- A TechNote on Unified Communications
- Gary Audin, Delphi, Inc.
There is a two-step process for determining the required trunk capacity for incoming calls. The first step is ascertaining the grade of service (GoS) - the probability that someone making a voice or interactive voice response (IVR) call will get a busy signal. This step uses an Erlang B formula and calculation. The second step is to calculate the bandwidth required to support the number of SIP trunks/lines needed to carry incoming calls, as determined by the Erlang B calculations.
Erlang B Calculations for Incoming Calls
The Erlang B formula assumes that an unsuccessful call (e.g., the call is blocked, the caller gets a busy signal) is not queued or retried, but lost forever. The formula further assumes that any new call arrives independently of the time since the previous call.
The formula can be used to calculate any one of the following three factors if the other two factors are known or can be predicted:
- Busy hour traffic (BHT): the number of hours of call traffic during the busiest hour of operation, also called the "Erlang load."
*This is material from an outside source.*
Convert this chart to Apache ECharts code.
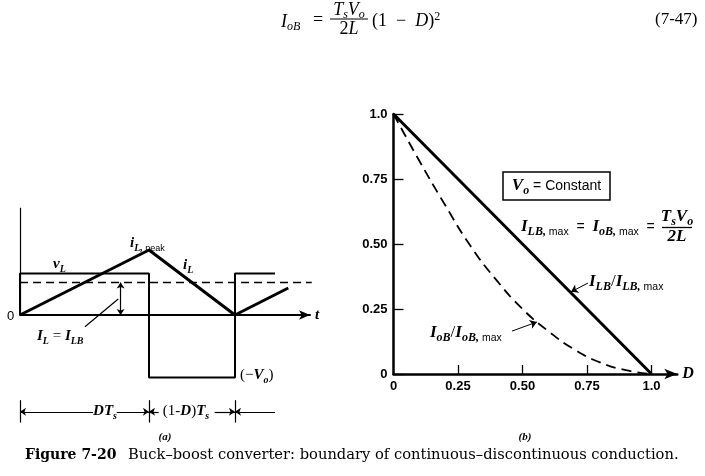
<!DOCTYPE html>
<html><head><meta charset="utf-8">
<script src="https://cdn.jsdelivr.net/npm/echarts@6/dist/echarts.min.js"></script>
<style>html,body{margin:0;padding:0;background:#fff}#c{width:705px;height:476px}</style>
</head><body><div id="c"></div>
<script>
// ---- Panel (b): normalized boundary currents vs duty ratio D ----
const dutyRatio = [0, 0.1, 0.2, 0.3, 0.4, 0.5, 0.6, 0.7, 0.8, 0.9, 1.0];
const iLBRatio  = [1.0, 0.9, 0.8, 0.7, 0.6, 0.5, 0.4, 0.3, 0.2, 0.1, 0.0];
const ioBRatio  = [1.0, 0.82, 0.65, 0.49, 0.36, 0.25, 0.165, 0.095, 0.045, 0.015, 0.0];
const tickValues = [0, 0.25, 0.5, 0.75, 1.0];
const xTickLabels = ['0', '0.25', '0.50', '0.75', '1.0'];
const yTickLabels = ['0', '0.25', '0.50', '0.75', '1.0'];

// ---- Panel (a): waveforms, time in units of Ts (D = 0.6) ----
const vLTime  = [0, 0, 0.6, 0.6, 1.0, 1.0, 1.186];
const vLValue = [0, 1.28, 1.28, -1.92, -1.92, 1.28, 1.28];
const iLTime  = [0, 0.6, 1.0, 1.248];
const iLValue = [0, 2.0, 0, 0.83];
const avgTime  = [0, 1.357];
const avgValue = [1, 1];
const dutyMarks = [0, 0.6, 1.0];      // ends of DTs and (1-D)Ts
const dimLevel = -2.98;

const zip = (a, b) => a.map((v, i) => [v, b[i]]);
const lab = (arr) => (v) => { const i = tickValues.findIndex(t => Math.abs(t - v) < 1e-6); return i >= 0 ? arr[i] : ''; };

const SERIF = 'Liberation Serif';
const SANS = 'Liberation Sans';
function styles(big, small, sans, sansSub) {
  return {
    i:  {fontFamily: SERIF, fontStyle: 'italic', fontWeight: 'bold', fontSize: big, lineHeight: big + 5, fill: '#000'},
    s:  {fontFamily: SERIF, fontStyle: 'italic', fontWeight: 'bold', fontSize: small, lineHeight: small, verticalAlign: 'bottom', fill: '#000'},
    ss: {fontFamily: SANS, fontSize: sansSub, lineHeight: small, verticalAlign: 'bottom', fill: '#000'},
    r:  {fontFamily: SERIF, fontSize: big, lineHeight: big + 5, fill: '#000'},
    rs: {fontFamily: SANS, fontSize: sans, lineHeight: big + 5, fill: '#000'}
  };
}
const R = styles(15, 10, 13, 9);       // panel (a)
const RB = styles(17, 12, 14, 10.5);   // panel (b)
const E = {  // equation styles (book text)
  i:  {fontFamily: SERIF, fontStyle: 'italic', fontSize: 18, lineHeight: 21, fill: '#000'},
  s:  {fontFamily: SERIF, fontStyle: 'italic', fontSize: 12, lineHeight: 12, verticalAlign: 'bottom', fill: '#000'},
  r:  {fontFamily: SERIF, fontSize: 18, lineHeight: 21, fill: '#000'},
  sup:{fontFamily: SERIF, fontSize: 12, lineHeight: 12, verticalAlign: 'top', fill: '#000'}
};
function txt(x, y, text, rich, align) {
  return {type: 'text', x: x, y: y, silent: true,
    style: {text: text, rich: rich, fill: '#000', align: align || 'left', verticalAlign: 'middle'}};
}
function seg(x1, y1, x2, y2, w) {
  return {type: 'line', silent: true, shape: {x1: x1, y1: y1, x2: x2, y2: y2}, style: {stroke: '#000', lineWidth: w || 1}};
}
function ml(p1, p2, s1, s2) {
  return [{coord: p1, symbol: s1 || 'none'}, {coord: p2, symbol: s2 || 'none'}];
}
const axisFont = {color: '#000', fontFamily: SANS, fontSize: 13, fontWeight: 'bold'};

const chart = echarts.init(document.getElementById('c'), null, {renderer: 'canvas'});
const option = {
  animation: false,
  backgroundColor: '#fff',
  grid: [
    {left: 393.5, top: 114, width: 283.8, height: 260},
    {left: 20, top: 207.75, width: 290, height: 217.75}
  ],
  xAxis: [
    {gridIndex: 0, type: 'value', min: 0, max: 1.1, interval: 0.25,
      axisLine: {lineStyle: {color: '#000', width: 2.5}, symbol: ['none', 'arrow'], symbolSize: [8, 13]},
      axisTick: {inside: true, length: 9, lineStyle: {color: '#000', width: 1.3}, customValues: [0.25, 0.5, 0.75, 1.0]},
      axisLabel: Object.assign({customValues: tickValues, formatter: lab(xTickLabels), margin: 6}, axisFont),
      splitLine: {show: false},
      name: 'D', nameLocation: 'end', nameGap: 5,
      nameTextStyle: {fontFamily: SERIF, fontStyle: 'italic', fontWeight: 'bold', fontSize: 16, color: '#000'}},
    {gridIndex: 1, type: 'value', min: 0, max: 1.349,
      axisLine: {onZero: true, lineStyle: {color: '#000', width: 2}, symbol: ['none', 'arrow'], symbolSize: [7, 11]},
      axisTick: {show: false}, axisLabel: {show: false}, splitLine: {show: false},
      name: 't', nameLocation: 'end', nameGap: 5,
      nameTextStyle: {fontFamily: SERIF, fontStyle: 'italic', fontWeight: 'bold', fontSize: 15, color: '#000'}}
  ],
  yAxis: [
    {gridIndex: 0, type: 'value', min: 0, max: 1, interval: 0.25,
      axisLine: {lineStyle: {color: '#000', width: 2.5}},
      axisTick: {inside: true, length: 10, lineStyle: {color: '#000', width: 1.3}},
      axisLabel: Object.assign({formatter: lab(yTickLabels), margin: 6}, axisFont),
      splitLine: {show: false}},
    {gridIndex: 1, type: 'value', min: -3.4, max: 3.3, show: false}
  ],
  series: [
    {type: 'line', name: 'ILB/ILB,max', xAxisIndex: 0, yAxisIndex: 0, data: zip(dutyRatio, iLBRatio),
      showSymbol: false, lineStyle: {color: '#000', width: 3}, silent: true,
      markLine: {silent: true, symbolSize: 7, label: {show: false}, lineStyle: {color: '#000', width: 1, type: 'solid'},
        data: [ml([0.754, 0.35], [0.688, 0.316], 'none', 'arrow')]}},
    {type: 'line', name: 'IoB/IoB,max', xAxisIndex: 0, yAxisIndex: 0, data: zip(dutyRatio, ioBRatio), smooth: true,
      showSymbol: false, lineStyle: {color: '#000', width: 1.8, type: [10, 6]}, silent: true,
      markLine: {silent: true, symbolSize: 7, label: {show: false}, lineStyle: {color: '#000', width: 1, type: 'solid'},
        data: [ml([0.459, 0.165], [0.556, 0.2], 'none', 'arrow')]}},
    {type: 'line', name: 'vL', xAxisIndex: 1, yAxisIndex: 1, data: zip(vLTime, vLValue),
      showSymbol: false, lineStyle: {color: '#000', width: 2}, silent: true},
    {type: 'line', name: 'iL', xAxisIndex: 1, yAxisIndex: 1, data: zip(iLTime, iLValue),
      showSymbol: false, lineStyle: {color: '#000', width: 3}, silent: true},
    {type: 'line', name: 'IL', xAxisIndex: 1, yAxisIndex: 1, data: zip(avgTime, avgValue),
      showSymbol: false, lineStyle: {color: '#000', width: 1.3, type: [8, 5]}, silent: true,
      markLine: {silent: true, symbolSize: 6, label: {show: false}, lineStyle: {color: '#000', width: 1.2, type: 'solid'},
        data: [
          ml([0, 0], [0, 3.3]),                          // vertical axis
          ml([0.468, 0], [0.468, 1], 'arrow', 'arrow'),   // IL dimension arrow
          ml([0.457, 0.49], [0.302, -0.36]),              // leader to IL = ILB
          ml([dutyMarks[0], dimLevel + 0.36], [dutyMarks[0], dimLevel - 0.33]),
          ml([dutyMarks[1], dimLevel + 0.36], [dutyMarks[1], dimLevel - 0.33]),
          ml([dutyMarks[2], dimLevel + 0.36], [dutyMarks[2], dimLevel - 0.33]),
          ml([0.34, dimLevel], [0, dimLevel], 'none', 'arrow'),
          ml([0.45, dimLevel], [0.6, dimLevel], 'none', 'arrow'),
          ml([0.645, dimLevel], [0.6, dimLevel], 'none', 'arrow'),
          ml([0.905, dimLevel], [1.0, dimLevel], 'none', 'arrow'),
          ml([1.186, dimLevel], [1.0, dimLevel], 'none', 'arrow')
        ]}}
  ],
  graphic: [
    // equation (7-47)
    txt(281, 22, '{i|I}{s|oB}', E),
    txt(313, 20, '{r|=}', E),
    txt(349, 10, '{i|T}{s|s}{i|V}{s|o}', E, 'center'),
    seg(330, 19, 368, 19, 1),
    txt(349, 29, '{r|2}{i|L}', E, 'center'),
    txt(372, 21, '{r|(1  −  }{i|D}{r|)}{sup|2}', E),
    txt(655, 20, '{r|(7-47)}', {r: {fontFamily: SERIF, fontSize: 17, fill: '#000'}}),
    // panel (a) labels
    txt(7, 316, '{rs|0}', R),
    txt(53, 264, '{i|v}{s|L}', R),
    txt(130, 243, '{i|i}{s|L,}{ss| peak}', R),
    txt(183, 265, '{i|i}{s|L}', R),
    txt(37, 336, '{i|I}{s|L}{r| = }{i|I}{s|LB}', R),
    txt(240, 375, '{r|(−}{i|V}{s|o}{r|)}', R),
    txt(105, 411, '{i|DT}{s|s}', R, 'center'),
    txt(186, 411, '{r|(1-}{i|D}{r|)}{i|T}{s|s}', R, 'center'),
    txt(165, 437, '{r|(a)}', {r: {fontFamily: SERIF, fontStyle: 'italic', fontWeight: 'bold', fontSize: 11, fill: '#000'}}, 'center'),
    // panel (b) labels
    {type: 'rect', silent: true, shape: {x: 503, y: 172, width: 107, height: 28}, style: {fill: 'none', stroke: '#000', lineWidth: 1.5}},
    txt(556.5, 186, '{i|V}{s|o}{rs| = Constant}', RB, 'center'),
    txt(521, 227, '{i|I}{s|LB,}{ss| max}{rs|  =  }{i|I}{s|oB,}{ss| max}{rs|  =}', RB),
    txt(677, 217, '{i|T}{s|s}{i|V}{s|o}', RB, 'center'),
    seg(662, 227.5, 692, 227.5, 1.3),
    txt(677, 237, '{i|2L}', RB, 'center'),
    txt(589, 282, '{i|I}{s|LB}{r|/}{i|I}{s|LB,}{ss| max}', RB),
    txt(430, 333, '{i|I}{s|oB}{r|/}{i|I}{s|oB,}{ss| max}', RB),
    txt(525, 437, '{r|(b)}', {r: {fontFamily: SERIF, fontStyle: 'italic', fontWeight: 'bold', fontSize: 11, fill: '#000'}}, 'center'),
    // caption
    txt(25, 455, '{b|Figure 7-20}', {b: {fontFamily: 'DejaVu Serif', fontWeight: 'bold', fontSize: 14, fill: '#000'}}),
    txt(128, 455, '{n|Buck–boost converter: boundary of continuous–discontinuous conduction.}',
      {n: {fontFamily: 'DejaVu Serif', fontSize: 14.7, fill: '#000'}})
  ]
};
chart.setOption(option);
</script>
</body></html>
- Blocking (busy signal GoS): the percentage of calls blocked because not enough lines are available.
- Lines: the number of lines in a trunk group, with each line carrying one call at a time.
Designing for the busy hour - the heaviest traffic period of the day, and the one with the worst GoS - allows callers to experience call blocking at the enterprise's desired rate. Performance will be better for each hour outside the busy hour, as will overall GoS.
The first determination is largely a business issue: how often is it acceptable for the caller to get a busy signal? Most calculations start with a GoS of .01 (1 percent busy), which means that 99 percent of calls are answered; a GoS of .001 means that 99.9 percent of calls are answered. The design for IVR systems should have a very high probability - 99.9 percent or better - that the call won't be blocked.
Next, the traffic load must be either measured or estimated in Erlangs/BHT, where one Erlang is equivalent to one line busy for one hour. To calculate the Erlang load, the trunk designer determines the average length of a call in minutes, plus the number of calls expected during the busiest hour of the day.
The Erlang load (BHT) = CAR X H/60, where:
- CAR, the call arrival rate, is the number of calls during the busy hour
- The average call length or holding (H) time is measured in minutes
See http://www.ansapoint.com/calculator/erlb/ for a useful Erlang B calculator.
Outbound Trunks
The number of outbound voice calls is the same as the maximum number of agents on duty at one time. Assuming a predictive dialer is in use, total call length (including call setup, dialing and phone answering) is about 7 to 15 seconds longer than the conversation itself and should be taken into account. However, if outbound calls come from a "robo-calling" system, the enterprise needs to determine the number of simultaneous calls that must be completed. In neither case does the outbound channel calculation use the Erlang calculations. Per-call bandwidth requirements are the same for outbound and inbound calls.
VoIP Bandwidth
The amount of bandwidth to be allocated per call depends on:
- Packet size for voice (20ms or 30ms of speech)
- Codec/compression technique (G.711, G.729, G.723.1, etc.)
- Header compression (Real-time Transport Protocol/RTP + User Datagram Protocol/UDP + IP), which is optional
- Layer 2 protocol (Point-to-Point Protocol/PPP, Multiprotocol Label Switching/MPLS, frame relay)
The SIP trunk provider should provide customers with a table like the one shown for calculating the bandwidth requirements. (The provider's bandwidth requirements may be greater.) A good rule of thumb is to reserve at least 27Kbps of SIP trunk bandwidth per call for 8Kbps G.729 compressed voice. If G.711 is used, reserve at least 83Kbps of bandwidth per call. Many IP trunk providers recommend that 20 percent additional bandwidth be available to cover signaling, control and administrative traffic.
Designers are advised not to calculate the required number of trunks with the minimum number in mind, but rather to round up to a larger number of trunks. Traffic estimates are just that - estimates - and it's always better to increase bandwidth than cut corners and have dissatisfied callers.
Comment:
As a person normally only half of the time during a voice call is speaking (and half the time is listening), the calculation would result in a reduced required bandwidth.
Does anybody has information about this effect?